Industrial processing engineers have long struggled with a stubborn fact: when a fluid is thick enough to crawl, conventional mixers simply give up. That challenge has now met its match in a new class of mixing equipment built around a dual-shaft counter-rotating design. Unlike single-propeller systems that create a single vortex and leave stagnant zones near the vessel walls, this configuration uses two independently driven agitators rotating in opposite directions. The inner shaft carries high-shear blades, while the outer shaft sweeps with low-speed, high-torque paddles. The result is a constant, violent-yet-controlled intermeshing action that forces even the most viscous pastes, gels, and doughs into continuous motion.

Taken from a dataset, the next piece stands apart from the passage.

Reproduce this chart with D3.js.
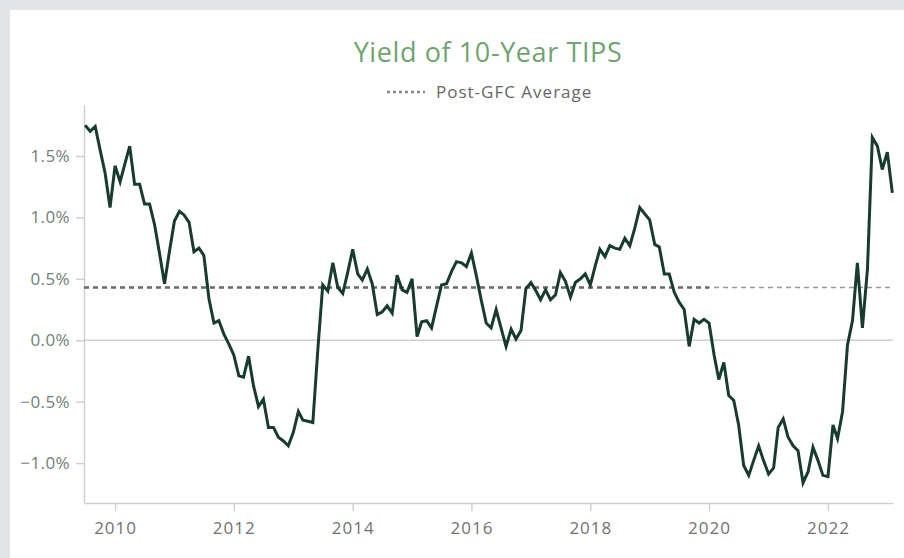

Recent pilot tests at a specialty chemical facility demonstrated that the dual counter-rotating tank reduced mixing time for a 150,000-centipoise adhesive by nearly 70 percent compared to traditional anchor mixers. More importantly, temperature uniformity across the batch improved by 85 percent, eliminating the scorched edges that typically plague long-duration mixes. Engineers attribute the success to the absence of a “solid-body rotation” zone—a common failure where material spins as a rigid mass without actual blending. The counter-rotation breaks that dead zone by constantly folding the product from the wall back into the center.

Industry observers note that the technology is not entirely new, but recent advances in gearbox sealing and variable-frequency drives have made it practical for continuous industrial use. Several large-scale installations are already operating in the food, paint, and construction adhesive sectors. With no single brand dominating the field, many equipment fabricators are now offering customizable dual-shaft designs. The message is clear: for manufacturers wrestling with fluids that refuse to flow, two heads—spinning in opposite directions—are decidedly better than one.